Northrop Grumman Corporation’s Firebird multi-sensor aircraft showcased the versatility of the optionally-manned autonomous system as it flew to various locations across the United States last month. The ability of Firebird to be flown manned through national airspace is a demonstration of its unique operational flexibility for self-deployment and its rapid relocation ability to adapt to specific user needs and operational requirements. The company flew Firebird almost 9,000 miles around the US with stops in Dayton, Ohio; Washington DC; Patuxent River, Maryland; as well as Tampa, Miami and Key West, Florida.
Firebird is a medium altitude long endurance unmanned aircraft system (UAS) that is designed for flexibility and affordability. Customers can install new payloads in as little as one day, and swap payloads in 30 minutes making the system suitable for numerous domains and missions. The flights concluded in Key West, Florida where the team conducted a series of manned maritime operational events that included a four-sensor package containing two high-definition EO/IR sensors; a maritime configured multi-spectral sensor for small target detection; and an AIS receiver.

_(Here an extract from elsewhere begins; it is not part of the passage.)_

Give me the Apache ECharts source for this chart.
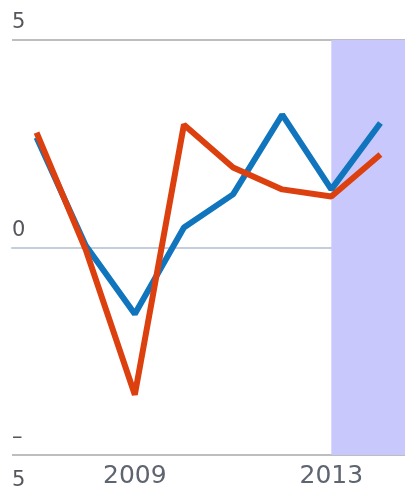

“Our flights showcased one of its key differentiators – the ability to position the system in a manned configuration, then convert to autonomous operations for persistent ISR in under two hours,” said Jane Bishop, vice president and general manager, autonomous systems, Northrop Grumman. “At each stop, plane-side briefings provided customers the opportunity to see first-hand the operational versatility of the platform, its large sensor bay, and rapid configurability for changing mission needs.”

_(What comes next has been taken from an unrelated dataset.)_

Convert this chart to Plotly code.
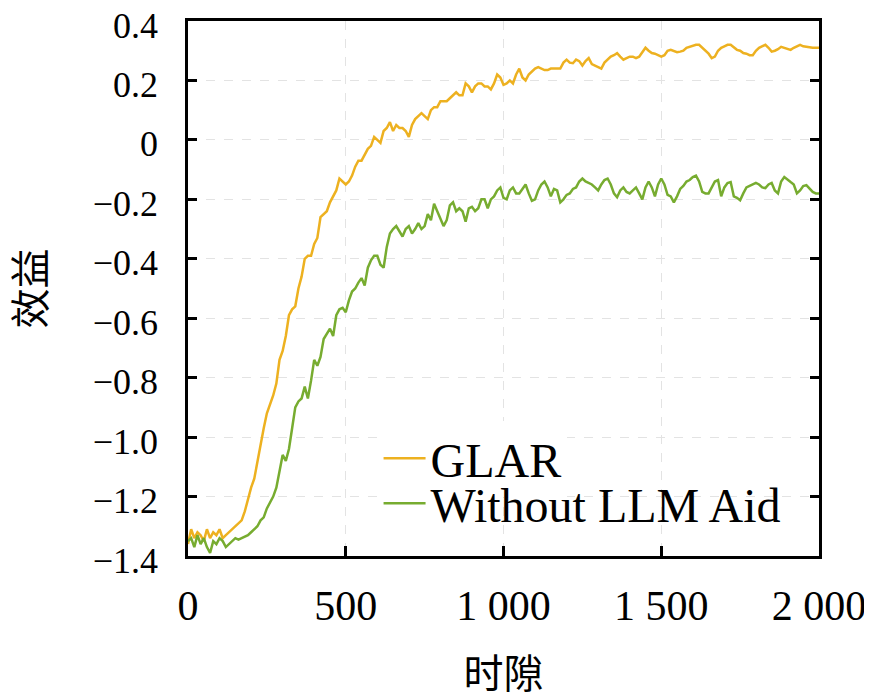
import plotly.graph_objs as go

# time slots, every 10 steps
timeslots = list(range(0, 2001, 10))

# GLAR utility
glar = [-1.36, -1.31, -1.34, -1.32, -1.33, -1.35, -1.31, -1.34, -1.32, -1.33,
        -1.31, -1.34, -1.33, -1.32, -1.31, -1.30, -1.29, -1.28, -1.25, -1.21,
        -1.17, -1.14, -1.08, -1.02, -0.97, -0.92, -0.89, -0.86, -0.82, -0.74,
        -0.71, -0.66, -0.59, -0.57, -0.56, -0.50, -0.46, -0.40, -0.39, -0.39,
        -0.35, -0.33, -0.26, -0.25, -0.24, -0.21, -0.19, -0.17, -0.13, -0.14,
        -0.15, -0.14, -0.12, -0.09, -0.07, -0.07, -0.05, -0.03, -0.02, 0.01,
        0.00, -0.01, 0.03, 0.04, 0.06, 0.03, 0.05, 0.04, 0.04, 0.03,
        0.01, 0.05, 0.07, 0.08, 0.09, 0.08, 0.07, 0.10, 0.11, 0.11,
        0.13, 0.13, 0.13, 0.14, 0.15, 0.16, 0.15, 0.15, 0.19, 0.18,
        0.16, 0.18, 0.19, 0.19, 0.18, 0.18, 0.17, 0.19, 0.22, 0.21,
        0.185, 0.19, 0.20, 0.19, 0.22, 0.24, 0.21, 0.20, 0.22, 0.23,
        0.24, 0.245, 0.24, 0.235, 0.235, 0.24, 0.24, 0.24, 0.24, 0.26,
        0.27, 0.26, 0.258, 0.27, 0.265, 0.25, 0.265, 0.275, 0.255, 0.25,
        0.245, 0.24, 0.26, 0.27, 0.28, 0.285, 0.292, 0.28, 0.27, 0.275,
        0.28, 0.28, 0.275, 0.28, 0.295, 0.31, 0.30, 0.292, 0.29, 0.285,
        0.28, 0.285, 0.30, 0.303, 0.30, 0.295, 0.297, 0.30, 0.31, 0.313,
        0.315, 0.32, 0.32, 0.31, 0.30, 0.29, 0.275, 0.28, 0.30, 0.31,
        0.315, 0.32, 0.32, 0.31, 0.303, 0.30, 0.292, 0.29, 0.285, 0.285,
        0.30, 0.31, 0.315, 0.32, 0.31, 0.297, 0.30, 0.305, 0.313, 0.31,
        0.305, 0.303, 0.31, 0.315, 0.32, 0.315, 0.313, 0.31, 0.31, 0.31,
        0.31]

# without LLM aid
no_llm = [-1.35, -1.34, -1.37, -1.33, -1.36, -1.34, -1.37, -1.39, -1.35, -1.36,
          -1.34, -1.35, -1.37, -1.36, -1.35, -1.34, -1.345, -1.34, -1.335, -1.33,
          -1.32, -1.31, -1.30, -1.28, -1.27, -1.24, -1.22, -1.20, -1.17, -1.11,
          -1.06, -1.08, -1.04, -0.97, -0.90, -0.88, -0.87, -0.83, -0.87, -0.81,
          -0.74, -0.76, -0.73, -0.67, -0.65, -0.635, -0.66, -0.59, -0.57, -0.565,
          -0.58, -0.54, -0.51, -0.50, -0.48, -0.465, -0.49, -0.43, -0.405, -0.39,
          -0.39, -0.42, -0.43, -0.36, -0.315, -0.30, -0.29, -0.31, -0.325, -0.30,
          -0.29, -0.315, -0.30, -0.28, -0.30, -0.29, -0.25, -0.27, -0.215, -0.24,
          -0.265, -0.29, -0.27, -0.22, -0.21, -0.24, -0.23, -0.24, -0.275, -0.23,
          -0.225, -0.24, -0.23, -0.20, -0.20, -0.23, -0.20, -0.19, -0.17, -0.16,
          -0.195, -0.20, -0.17, -0.16, -0.18, -0.18, -0.165, -0.15, -0.18, -0.205,
          -0.20, -0.17, -0.15, -0.14, -0.16, -0.19, -0.165, -0.17, -0.21, -0.20,
          -0.185, -0.18, -0.165, -0.16, -0.14, -0.13, -0.14, -0.145, -0.15, -0.16,
          -0.17, -0.15, -0.135, -0.13, -0.15, -0.18, -0.193, -0.17, -0.16, -0.175,
          -0.18, -0.17, -0.16, -0.18, -0.20, -0.16, -0.14, -0.16, -0.19, -0.15,
          -0.13, -0.15, -0.185, -0.19, -0.21, -0.19, -0.165, -0.155, -0.14, -0.135,
          -0.125, -0.12, -0.14, -0.175, -0.18, -0.18, -0.16, -0.14, -0.135, -0.19,
          -0.16, -0.145, -0.142, -0.19, -0.195, -0.203, -0.18, -0.16, -0.155, -0.15,
          -0.145, -0.15, -0.16, -0.162, -0.15, -0.145, -0.17, -0.18, -0.14, -0.125,
          -0.135, -0.142, -0.15, -0.18, -0.17, -0.155, -0.152, -0.165, -0.175, -0.18,
          -0.18]

x_ticks = [0, 500, 1000, 1500, 2000]
x_labels = ["0", "500", "1 000", "1 500", "2 000"]
y_ticks = [0.4, 0.2, 0, -0.2, -0.4, -0.6, -0.8, -1.0, -1.2, -1.4]
y_labels = ["0.4", "0.2", "0", "\u22120.2", "\u22120.4", "\u22120.6",
            "\u22120.8", "\u22121.0", "\u22121.2", "\u22121.4"]

serif = "Liberation Serif"
cjk = "Noto Sans CJK SC"

data = [
    go.Scatter(x=timeslots, y=glar, mode="lines", name="GLAR",
               line=dict(color="#EDB120", width=2.5), legend="legend"),
    go.Scatter(x=timeslots, y=no_llm, mode="lines", name="Without LLM Aid",
               line=dict(color="#77AC30", width=2.5), legend="legend2"),
]

# the page body has an 8px offset, so the figure is a bit smaller than the window
legend_font = dict(family=serif, size=48)
layout = go.Layout(
    width=864, height=692,
    margin=dict(l=180, r=53, t=13, b=144),
    paper_bgcolor="white", plot_bgcolor="white",
    font=dict(family=serif, color="black"),
    showlegend=True,
    xaxis=dict(
        range=[0, 2000], tickvals=x_ticks, ticktext=x_labels,
        tickfont=dict(family=serif, size=42), ticklabelstandoff=11,
        ticklabeloverflow="allow",
        ticks="inside", ticklen=10, tickwidth=2.5, tickcolor="black",
        showline=True, linecolor="black", linewidth=2.5, mirror=True,
        showgrid=True, gridcolor="#e3e3e3", gridwidth=1, griddash="dash",
        zeroline=False, automargin=False,
        title=dict(text="时隙", font=dict(family=cjk, size=40), standoff=32),
    ),
    yaxis=dict(
        range=[-1.4, 0.4], tickvals=y_ticks, ticktext=y_labels,
        tickfont=dict(family=serif, size=36), ticklabelstandoff=20,
        ticklabelshift=4, ticklabeloverflow="allow",
        ticks="inside", ticklen=9, tickwidth=2.5, tickcolor="black",
        showline=True, linecolor="black", linewidth=2.5, mirror="ticks",
        showgrid=True, gridcolor="#e3e3e3", gridwidth=1, griddash="dash",
        zeroline=False, automargin=False,
    ),
    # y title as an annotation so it can sit closer to the page edge
    annotations=[dict(text="效益", xref="paper", yref="paper", x=-0.255, y=0.5,
                      xanchor="center", yanchor="middle", textangle=-90,
                      showarrow=False, font=dict(family=cjk, size=40))],
    legend=dict(
        x=0.302, y=0.182, xanchor="left", yanchor="middle",
        bgcolor="white", borderwidth=0, font=legend_font, itemwidth=42,
        visible=True,
    ),
    legend2=dict(
        x=0.302, y=0.098, xanchor="left", yanchor="middle",
        bgcolor="rgba(0,0,0,0)", borderwidth=0, font=legend_font, itemwidth=42,
        visible=True,
    ),
)

fig = go.Figure(data=data, layout=layout)
fig.write_html("out.html")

Northrop Grumman Corporation is an American multinational aerospace and defense technology company. With 90,000 employees and an annual revenue in excess of $30 billion, it is one of the world’s largest weapons manufacturers and military technology providers.The firm ranks No. 96 on the 2020 Fortune 500 list of America’s largest corporations. Northrop Grumman currently leads the development of the B-21 Raider, a long-range, stealth strategic bomber that can drop conventional and nuclear weapons; it will replace Northrop’s own B-2 Spirit, the world’s only known stealth bomber.